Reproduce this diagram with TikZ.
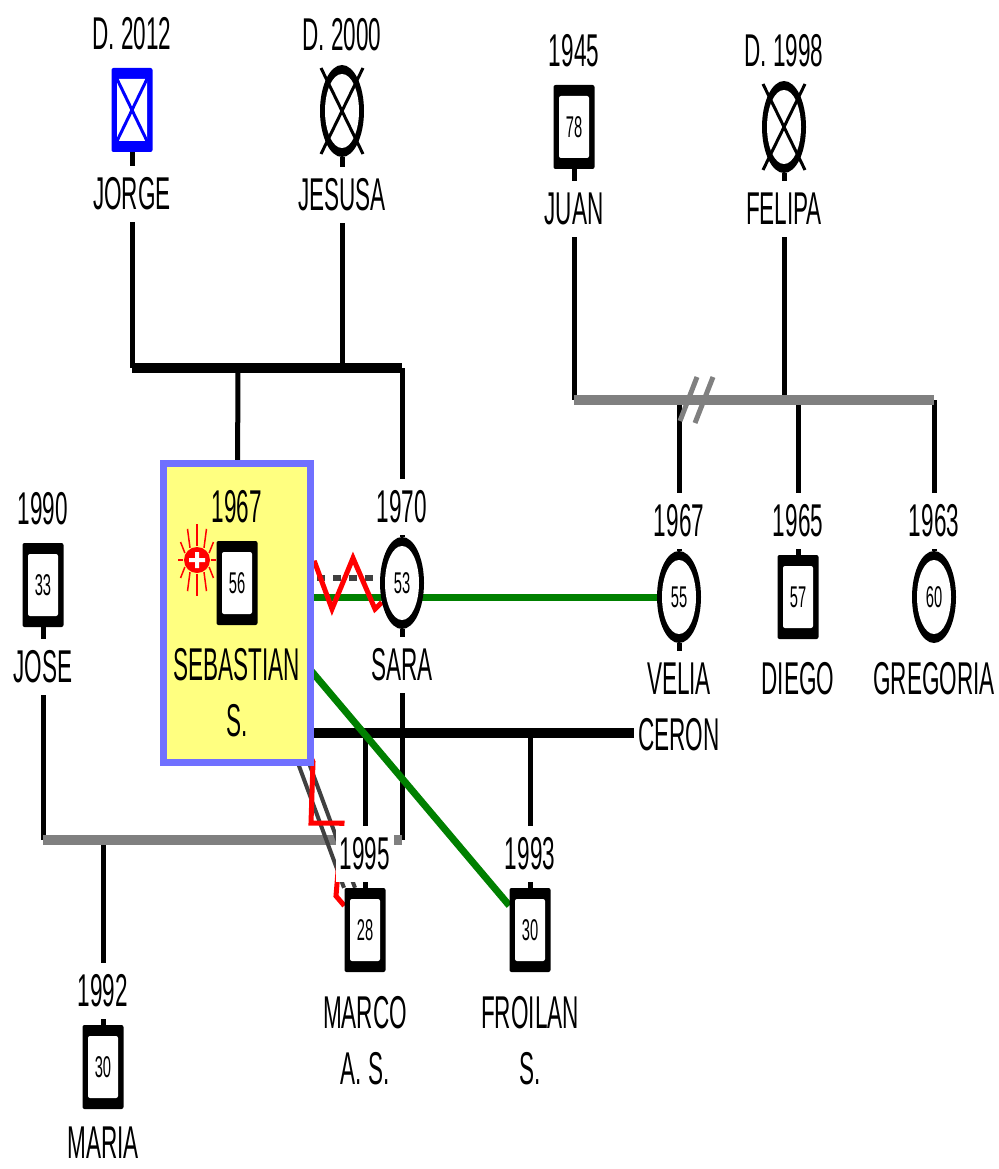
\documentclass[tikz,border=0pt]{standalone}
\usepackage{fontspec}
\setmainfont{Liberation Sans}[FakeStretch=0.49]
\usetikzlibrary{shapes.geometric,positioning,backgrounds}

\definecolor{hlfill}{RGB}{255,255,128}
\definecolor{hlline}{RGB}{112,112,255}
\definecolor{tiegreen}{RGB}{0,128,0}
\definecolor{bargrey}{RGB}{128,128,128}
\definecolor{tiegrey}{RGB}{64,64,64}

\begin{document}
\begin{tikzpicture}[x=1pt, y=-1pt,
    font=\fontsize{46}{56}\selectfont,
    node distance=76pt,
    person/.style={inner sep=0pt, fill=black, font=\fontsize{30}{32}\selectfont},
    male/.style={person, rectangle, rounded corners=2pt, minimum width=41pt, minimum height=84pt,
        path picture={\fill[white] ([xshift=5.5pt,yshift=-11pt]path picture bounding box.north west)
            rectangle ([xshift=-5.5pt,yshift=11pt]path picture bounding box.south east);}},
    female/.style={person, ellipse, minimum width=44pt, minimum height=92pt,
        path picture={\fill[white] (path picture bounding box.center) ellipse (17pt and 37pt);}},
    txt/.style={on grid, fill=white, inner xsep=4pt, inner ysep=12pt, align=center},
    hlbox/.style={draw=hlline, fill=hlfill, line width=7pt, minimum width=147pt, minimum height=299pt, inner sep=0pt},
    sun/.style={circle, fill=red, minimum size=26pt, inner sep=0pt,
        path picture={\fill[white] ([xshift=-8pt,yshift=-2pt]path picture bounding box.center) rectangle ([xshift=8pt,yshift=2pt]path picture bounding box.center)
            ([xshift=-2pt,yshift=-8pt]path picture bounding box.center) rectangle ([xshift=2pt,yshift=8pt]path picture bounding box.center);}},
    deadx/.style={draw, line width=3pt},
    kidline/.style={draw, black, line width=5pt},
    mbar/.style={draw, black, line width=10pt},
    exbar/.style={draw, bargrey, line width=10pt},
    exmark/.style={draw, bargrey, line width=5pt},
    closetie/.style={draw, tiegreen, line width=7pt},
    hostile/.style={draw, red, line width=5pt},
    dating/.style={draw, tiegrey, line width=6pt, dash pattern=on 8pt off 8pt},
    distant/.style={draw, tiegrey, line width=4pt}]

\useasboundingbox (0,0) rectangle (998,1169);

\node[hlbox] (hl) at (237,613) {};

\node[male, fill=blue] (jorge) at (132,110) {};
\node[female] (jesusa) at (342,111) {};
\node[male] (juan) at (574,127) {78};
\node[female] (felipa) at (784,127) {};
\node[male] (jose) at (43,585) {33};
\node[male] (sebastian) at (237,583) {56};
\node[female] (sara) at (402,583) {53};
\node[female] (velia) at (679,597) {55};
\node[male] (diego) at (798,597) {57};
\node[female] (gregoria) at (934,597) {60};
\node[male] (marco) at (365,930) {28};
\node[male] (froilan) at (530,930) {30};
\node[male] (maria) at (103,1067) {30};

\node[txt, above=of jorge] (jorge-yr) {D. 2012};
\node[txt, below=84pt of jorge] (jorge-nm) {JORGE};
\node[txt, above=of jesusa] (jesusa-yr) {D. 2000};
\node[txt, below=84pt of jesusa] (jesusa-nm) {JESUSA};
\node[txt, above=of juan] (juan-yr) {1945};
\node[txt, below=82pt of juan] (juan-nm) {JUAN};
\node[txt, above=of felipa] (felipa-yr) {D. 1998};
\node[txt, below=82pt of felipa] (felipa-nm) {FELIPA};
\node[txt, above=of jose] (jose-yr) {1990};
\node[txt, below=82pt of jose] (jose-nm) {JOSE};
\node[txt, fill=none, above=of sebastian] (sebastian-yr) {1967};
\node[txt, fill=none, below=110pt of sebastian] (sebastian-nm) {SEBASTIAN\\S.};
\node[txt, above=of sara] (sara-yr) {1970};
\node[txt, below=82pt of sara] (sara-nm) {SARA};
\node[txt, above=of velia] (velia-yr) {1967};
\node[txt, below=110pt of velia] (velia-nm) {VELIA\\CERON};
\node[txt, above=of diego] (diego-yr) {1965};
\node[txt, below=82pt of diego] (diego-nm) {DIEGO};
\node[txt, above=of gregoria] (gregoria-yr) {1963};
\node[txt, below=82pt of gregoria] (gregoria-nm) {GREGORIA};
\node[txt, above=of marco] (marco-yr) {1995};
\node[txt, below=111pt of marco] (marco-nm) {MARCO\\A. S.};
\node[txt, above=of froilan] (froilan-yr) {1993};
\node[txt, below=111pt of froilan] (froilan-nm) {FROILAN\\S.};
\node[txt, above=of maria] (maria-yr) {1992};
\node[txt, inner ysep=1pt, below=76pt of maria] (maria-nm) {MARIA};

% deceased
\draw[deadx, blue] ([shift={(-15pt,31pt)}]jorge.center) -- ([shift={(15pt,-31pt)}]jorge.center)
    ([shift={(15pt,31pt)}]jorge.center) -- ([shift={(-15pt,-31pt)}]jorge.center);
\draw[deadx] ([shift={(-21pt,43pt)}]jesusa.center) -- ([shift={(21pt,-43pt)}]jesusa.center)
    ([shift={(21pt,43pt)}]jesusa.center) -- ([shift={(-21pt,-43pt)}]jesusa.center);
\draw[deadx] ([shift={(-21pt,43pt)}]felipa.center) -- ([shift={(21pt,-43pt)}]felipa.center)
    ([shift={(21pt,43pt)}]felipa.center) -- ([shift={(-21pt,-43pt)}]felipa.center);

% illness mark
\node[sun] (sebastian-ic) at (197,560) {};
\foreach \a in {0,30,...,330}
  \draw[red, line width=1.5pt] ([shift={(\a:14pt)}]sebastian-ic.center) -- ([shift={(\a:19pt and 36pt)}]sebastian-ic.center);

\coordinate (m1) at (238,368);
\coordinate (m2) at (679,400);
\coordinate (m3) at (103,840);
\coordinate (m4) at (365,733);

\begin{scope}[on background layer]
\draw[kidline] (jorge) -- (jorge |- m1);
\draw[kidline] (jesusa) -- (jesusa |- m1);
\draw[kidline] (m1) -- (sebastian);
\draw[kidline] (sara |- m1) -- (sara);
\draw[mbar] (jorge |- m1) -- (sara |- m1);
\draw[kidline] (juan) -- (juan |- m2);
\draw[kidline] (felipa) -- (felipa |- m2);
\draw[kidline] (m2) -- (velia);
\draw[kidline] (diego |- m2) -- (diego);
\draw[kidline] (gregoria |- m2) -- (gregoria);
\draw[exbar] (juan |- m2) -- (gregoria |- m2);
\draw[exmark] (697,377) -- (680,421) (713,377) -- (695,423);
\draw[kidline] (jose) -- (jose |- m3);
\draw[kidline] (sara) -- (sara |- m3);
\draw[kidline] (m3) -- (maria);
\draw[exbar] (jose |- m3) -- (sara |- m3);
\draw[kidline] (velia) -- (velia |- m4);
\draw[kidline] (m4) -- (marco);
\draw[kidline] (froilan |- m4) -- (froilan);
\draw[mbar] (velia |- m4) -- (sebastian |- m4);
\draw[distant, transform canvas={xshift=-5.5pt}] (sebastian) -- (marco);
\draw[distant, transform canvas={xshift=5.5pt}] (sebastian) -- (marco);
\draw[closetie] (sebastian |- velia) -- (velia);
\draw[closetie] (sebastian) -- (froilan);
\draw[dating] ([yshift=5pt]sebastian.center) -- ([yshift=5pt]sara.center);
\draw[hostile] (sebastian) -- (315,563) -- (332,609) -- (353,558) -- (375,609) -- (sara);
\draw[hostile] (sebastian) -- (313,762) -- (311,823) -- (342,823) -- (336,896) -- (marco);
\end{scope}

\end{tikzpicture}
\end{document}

------------------------------------

> _Given exercise_:
Output a faithful copy of the data, with each picture left out.

> _Response to this task_:
Reproduce this diagram with TikZ.
\documentclass[tikz,border=0pt]{standalone}
\usepackage{fontspec}
\setmainfont{Liberation Sans}[FakeStretch=0.49]
\usetikzlibrary{shapes.geometric,positioning,backgrounds}

\definecolor{hlfill}{RGB}{255,255,128}
\definecolor{hlline}{RGB}{112,112,255}
\definecolor{tiegreen}{RGB}{0,128,0}
\definecolor{bargrey}{RGB}{128,128,128}
\definecolor{tiegrey}{RGB}{64,64,64}

\begin{document}
\begin{tikzpicture}[x=1pt, y=-1pt,
    font=\fontsize{46}{56}\selectfont,
    node distance=76pt,
    person/.style={inner sep=0pt, fill=black, font=\fontsize{30}{32}\selectfont},
    male/.style={person, rectangle, rounded corners=2pt, minimum width=41pt, minimum height=84pt,
        path picture={\fill[white] ([xshift=5.5pt,yshift=-11pt]path picture bounding box.north west)
            rectangle ([xshift=-5.5pt,yshift=11pt]path picture bounding box.south east);}},
    female/.style={person, ellipse, minimum width=44pt, minimum height=92pt,
        path picture={\fill[white] (path picture bounding box.center) ellipse (17pt and 37pt);}},
    txt/.style={on grid, fill=white, inner xsep=4pt, inner ysep=12pt, align=center},
    hlbox/.style={draw=hlline, fill=hlfill, line width=7pt, minimum width=147pt, minimum height=299pt, inner sep=0pt},
    sun/.style={circle, fill=red, minimum size=26pt, inner sep=0pt,
        path picture={\fill[white] ([xshift=-8pt,yshift=-2pt]path picture bounding box.center) rectangle ([xshift=8pt,yshift=2pt]path picture bounding box.center)
            ([xshift=-2pt,yshift=-8pt]path picture bounding box.center) rectangle ([xshift=2pt,yshift=8pt]path picture bounding box.center);}},
    deadx/.style={draw, line width=3pt},
    kidline/.style={draw, black, line width=5pt},
    mbar/.style={draw, black, line width=10pt},
    exbar/.style={draw, bargrey, line width=10pt},
    exmark/.style={draw, bargrey, line width=5pt},
    closetie/.style={draw, tiegreen, line width=7pt},
    hostile/.style={draw, red, line width=5pt},
    dating/.style={draw, tiegrey, line width=6pt, dash pattern=on 8pt off 8pt},
    distant/.style={draw, tiegrey, line width=4pt}]

\useasboundingbox (0,0) rectangle (998,1169);

\node[hlbox] (hl) at (237,613) {};

\node[male, fill=blue] (jorge) at (132,110) {};
\node[female] (jesusa) at (342,111) {};
\node[male] (juan) at (574,127) {78};
\node[female] (felipa) at (784,127) {};
\node[male] (jose) at (43,585) {33};
\node[male] (sebastian) at (237,583) {56};
\node[female] (sara) at (402,583) {53};
\node[female] (velia) at (679,597) {55};
\node[male] (diego) at (798,597) {57};
\node[female] (gregoria) at (934,597) {60};
\node[male] (marco) at (365,930) {28};
\node[male] (froilan) at (530,930) {30};
\node[male] (maria) at (103,1067) {30};

\node[txt, above=of jorge] (jorge-yr) {D. 2012};
\node[txt, below=84pt of jorge] (jorge-nm) {JORGE};
\node[txt, above=of jesusa] (jesusa-yr) {D. 2000};
\node[txt, below=84pt of jesusa] (jesusa-nm) {JESUSA};
\node[txt, above=of juan] (juan-yr) {1945};
\node[txt, below=82pt of juan] (juan-nm) {JUAN};
\node[txt, above=of felipa] (felipa-yr) {D. 1998};
\node[txt, below=82pt of felipa] (felipa-nm) {FELIPA};
\node[txt, above=of jose] (jose-yr) {1990};
\node[txt, below=82pt of jose] (jose-nm) {JOSE};
\node[txt, fill=none, above=of sebastian] (sebastian-yr) {1967};
\node[txt, fill=none, below=110pt of sebastian] (sebastian-nm) {SEBASTIAN\\S.};
\node[txt, above=of sara] (sara-yr) {1970};
\node[txt, below=82pt of sara] (sara-nm) {SARA};
\node[txt, above=of velia] (velia-yr) {1967};
\node[txt, below=110pt of velia] (velia-nm) {VELIA\\CERON};
\node[txt, above=of diego] (diego-yr) {1965};
\node[txt, below=82pt of diego] (diego-nm) {DIEGO};
\node[txt, above=of gregoria] (gregoria-yr) {1963};
\node[txt, below=82pt of gregoria] (gregoria-nm) {GREGORIA};
\node[txt, above=of marco] (marco-yr) {1995};
\node[txt, below=111pt of marco] (marco-nm) {MARCO\\A. S.};
\node[txt, above=of froilan] (froilan-yr) {1993};
\node[txt, below=111pt of froilan] (froilan-nm) {FROILAN\\S.};
\node[txt, above=of maria] (maria-yr) {1992};
\node[txt, inner ysep=1pt, below=76pt of maria] (maria-nm) {MARIA};

% deceased
\draw[deadx, blue] ([shift={(-15pt,31pt)}]jorge.center) -- ([shift={(15pt,-31pt)}]jorge.center)
    ([shift={(15pt,31pt)}]jorge.center) -- ([shift={(-15pt,-31pt)}]jorge.center);
\draw[deadx] ([shift={(-21pt,43pt)}]jesusa.center) -- ([shift={(21pt,-43pt)}]jesusa.center)
    ([shift={(21pt,43pt)}]jesusa.center) -- ([shift={(-21pt,-43pt)}]jesusa.center);
\draw[deadx] ([shift={(-21pt,43pt)}]felipa.center) -- ([shift={(21pt,-43pt)}]felipa.center)
    ([shift={(21pt,43pt)}]felipa.center) -- ([shift={(-21pt,-43pt)}]felipa.center);

% illness mark
\node[sun] (sebastian-ic) at (197,560) {};
\foreach \a in {0,30,...,330}
  \draw[red, line width=1.5pt] ([shift={(\a:14pt)}]sebastian-ic.center) -- ([shift={(\a:19pt and 36pt)}]sebastian-ic.center);

\coordinate (m1) at (238,368);
\coordinate (m2) at (679,400);
\coordinate (m3) at (103,840);
\coordinate (m4) at (365,733);

\begin{scope}[on background layer]
\draw[kidline] (jorge) -- (jorge |- m1);
\draw[kidline] (jesusa) -- (jesusa |- m1);
\draw[kidline] (m1) -- (sebastian);
\draw[kidline] (sara |- m1) -- (sara);
\draw[mbar] (jorge |- m1) -- (sara |- m1);
\draw[kidline] (juan) -- (juan |- m2);
\draw[kidline] (felipa) -- (felipa |- m2);
\draw[kidline] (m2) -- (velia);
\draw[kidline] (diego |- m2) -- (diego);
\draw[kidline] (gregoria |- m2) -- (gregoria);
\draw[exbar] (juan |- m2) -- (gregoria |- m2);
\draw[exmark] (697,377) -- (680,421) (713,377) -- (695,423);
\draw[kidline] (jose) -- (jose |- m3);
\draw[kidline] (sara) -- (sara |- m3);
\draw[kidline] (m3) -- (maria);
\draw[exbar] (jose |- m3) -- (sara |- m3);
\draw[kidline] (velia) -- (velia |- m4);
\draw[kidline] (m4) -- (marco);
\draw[kidline] (froilan |- m4) -- (froilan);
\draw[mbar] (velia |- m4) -- (sebastian |- m4);
\draw[distant, transform canvas={xshift=-5.5pt}] (sebastian) -- (marco);
\draw[distant, transform canvas={xshift=5.5pt}] (sebastian) -- (marco);
\draw[closetie] (sebastian |- velia) -- (velia);
\draw[closetie] (sebastian) -- (froilan);
\draw[dating] ([yshift=5pt]sebastian.center) -- ([yshift=5pt]sara.center);
\draw[hostile] (sebastian) -- (315,563) -- (332,609) -- (353,558) -- (375,609) -- (sara);
\draw[hostile] (sebastian) -- (313,762) -- (311,823) -- (342,823) -- (336,896) -- (marco);
\end{scope}

\end{tikzpicture}
\end{document}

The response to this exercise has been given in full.